In the fall of 1920 Paul Klee received a telegram from Walter Gropius inviting him to teach at the Bauhaus. Klee's decision to join the avant-garde school in Weimar was to have profound implications for his art. By the first of the new year Klee was installed at the school, working in a studio spacious enough to house his twelve easels.

During the years Klee taught at the Bauhaus he developed the theoretical foundations of his art. In his role as pedagogue he faced new challenges. "When I came to be a teacher," he later wrote, "I had to account explicitly for what I had been used to doing unconsciously." As one critic observed, Klee's "theory of art is the outgrowth of the practice, not the other way around."

Klee, whose official title was Forrnmeister or master of forms, used the cube as a prop while lecturing on the nature of space. "What he wanted to give his students," one observer wrote, "were basic clarities and points of departure." Klee's detached manner earned him the nickname "the Buddha of the Bauhaus."

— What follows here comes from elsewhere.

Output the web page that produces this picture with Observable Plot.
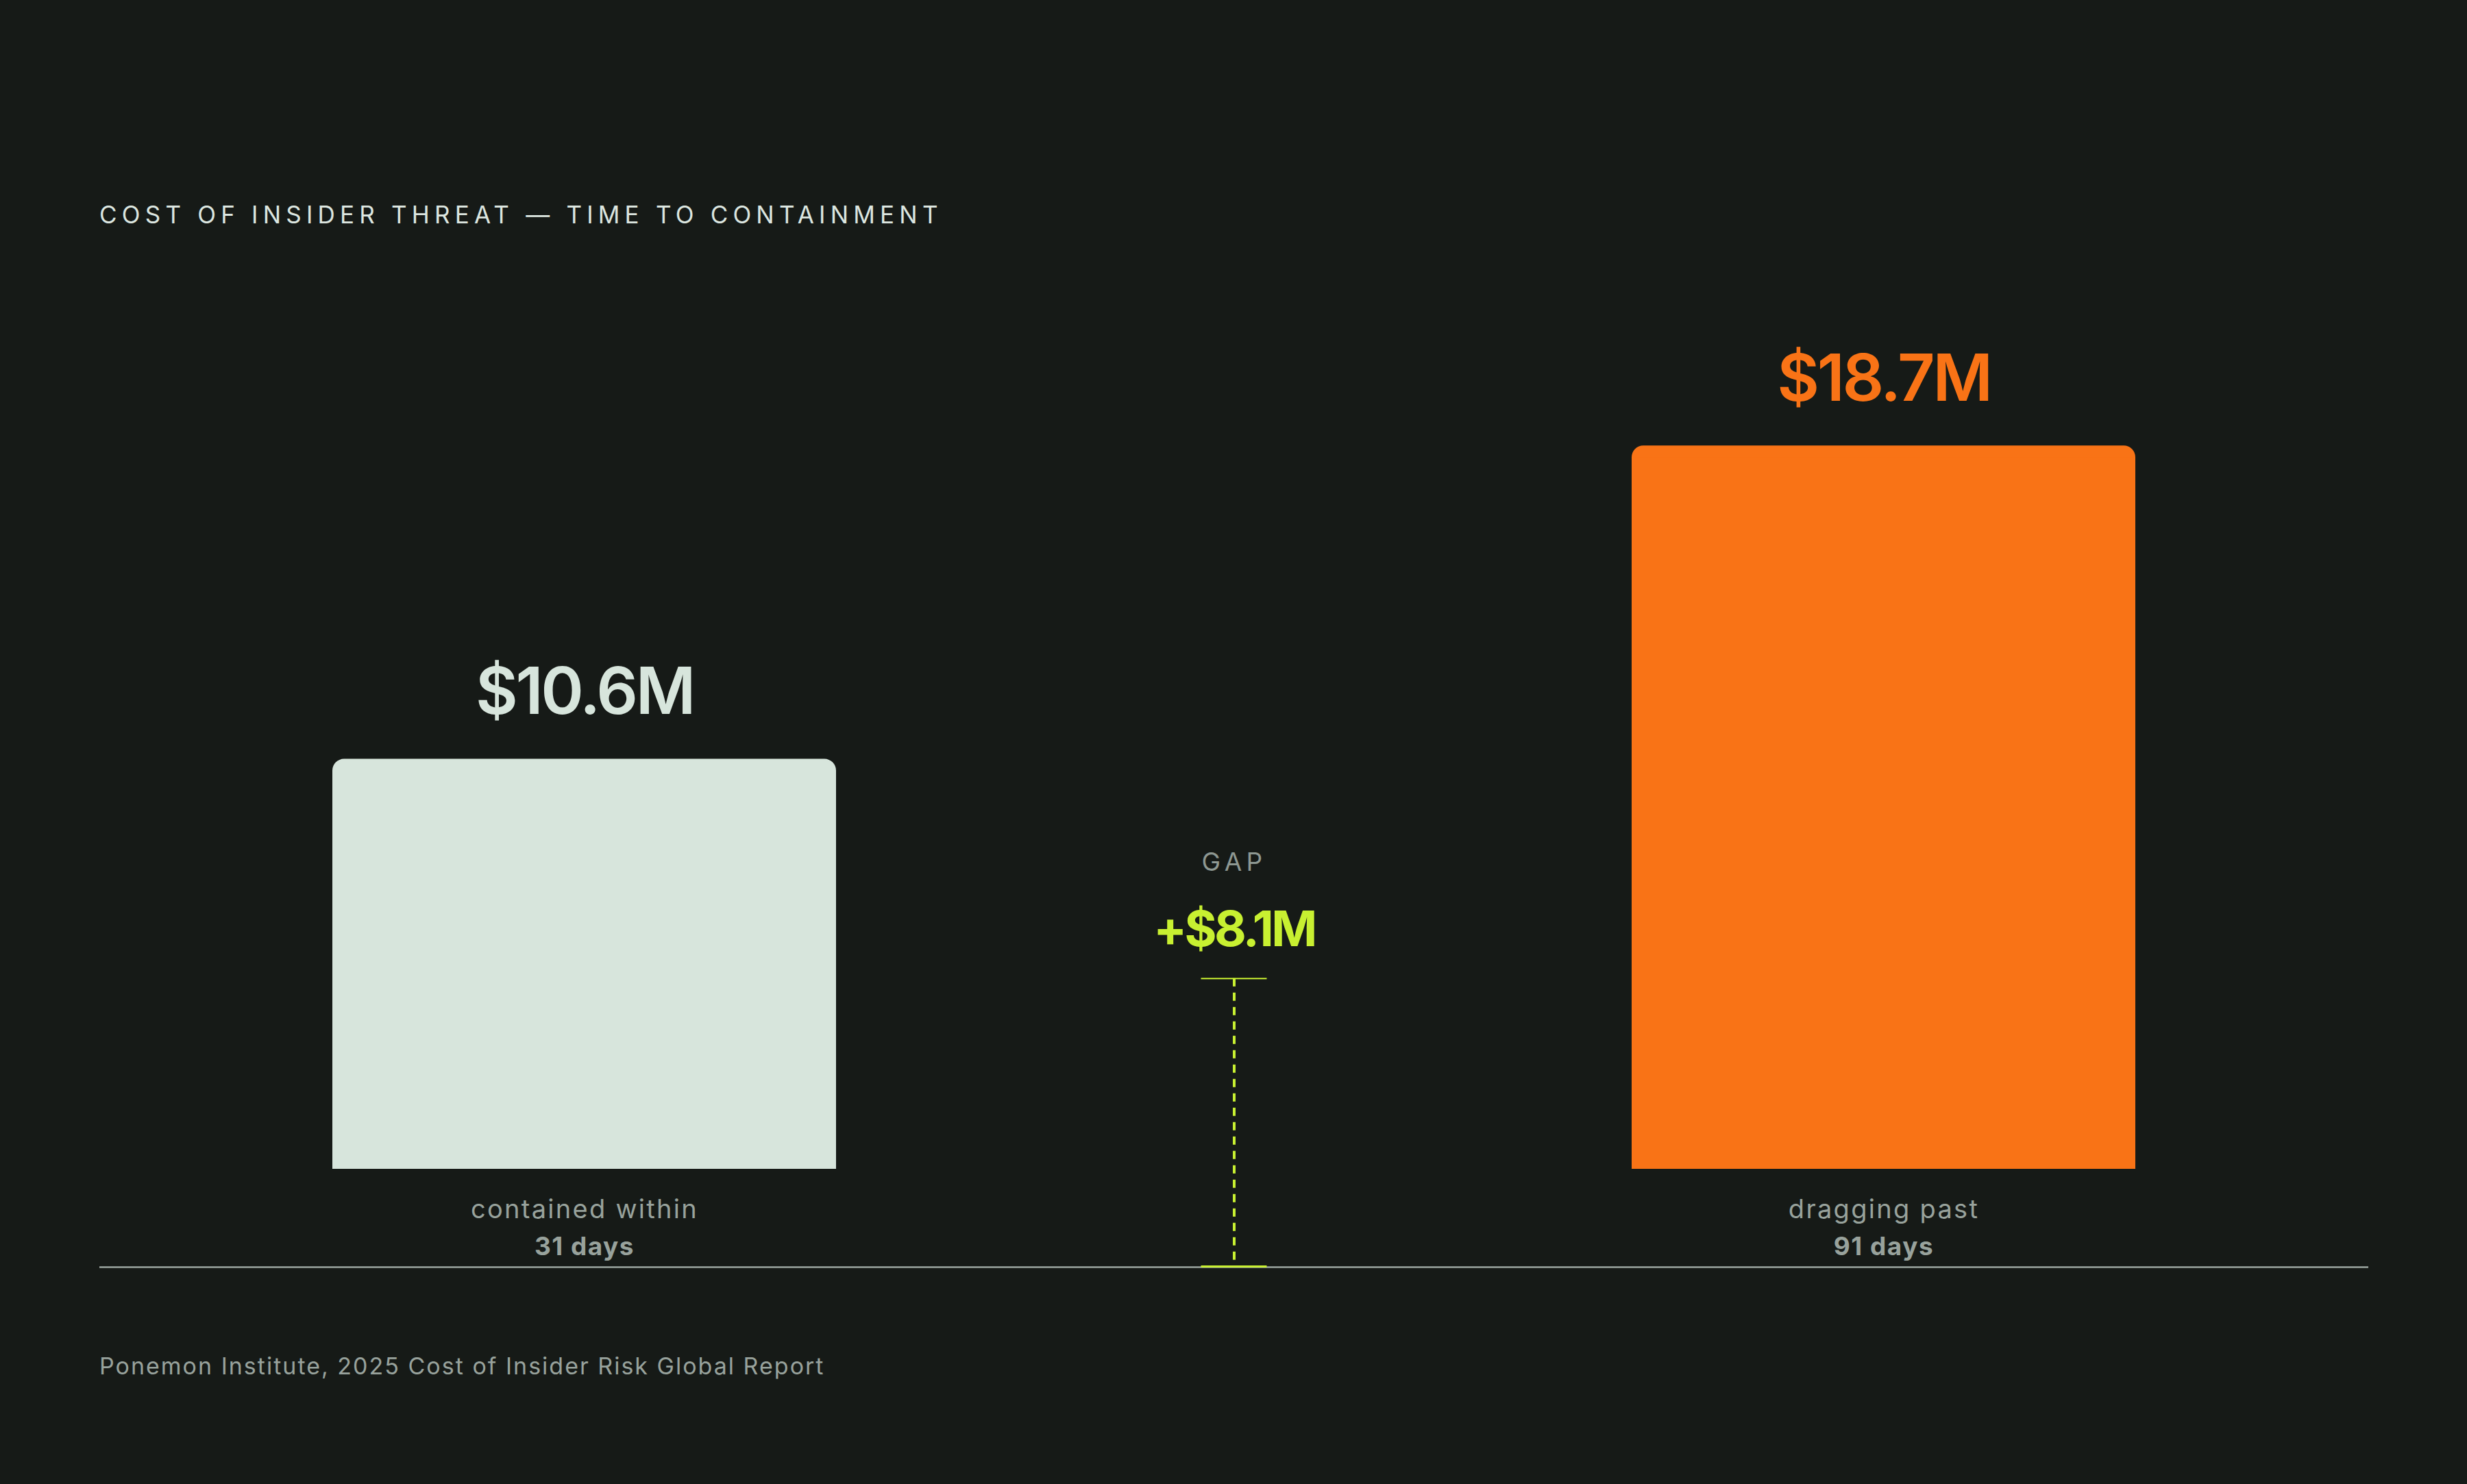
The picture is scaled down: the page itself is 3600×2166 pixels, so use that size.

In Pedagogical Sketch Book, the second of the Bauhaus manuals edited by Gropius and designed by Moholy-Nagy, Klee developed a primer for his students. Based on his extensive 1921 lecture notes on visual form, Klee divided his artistic sketchbook, first published in 1925, into sections on the line and dimensions and symbols of movement such as the spinning top, the pendulum and the arrow. The artist's world, it has been pointed out, was not static; it was in the process of becoming. In Klee's vernacular, an active line moves freely. It is "a walk for a walk's sake, without aim." Klee's textbook and his friend Wassily Kandinsky's Point and Line to Plane, published in 1926, became Bauhaus classics.

Felix Klee, the painter's son, was only fourteen when he started studying at the Bauhaus. He knew his father's lectures were not for nonbelievers. "He had only a small circle of enthusiastic followers," Felix Klee wrote, ". . . those who could understand him. Not everyone could." Paul Klee put it best when he said, "I am not graspable in this world."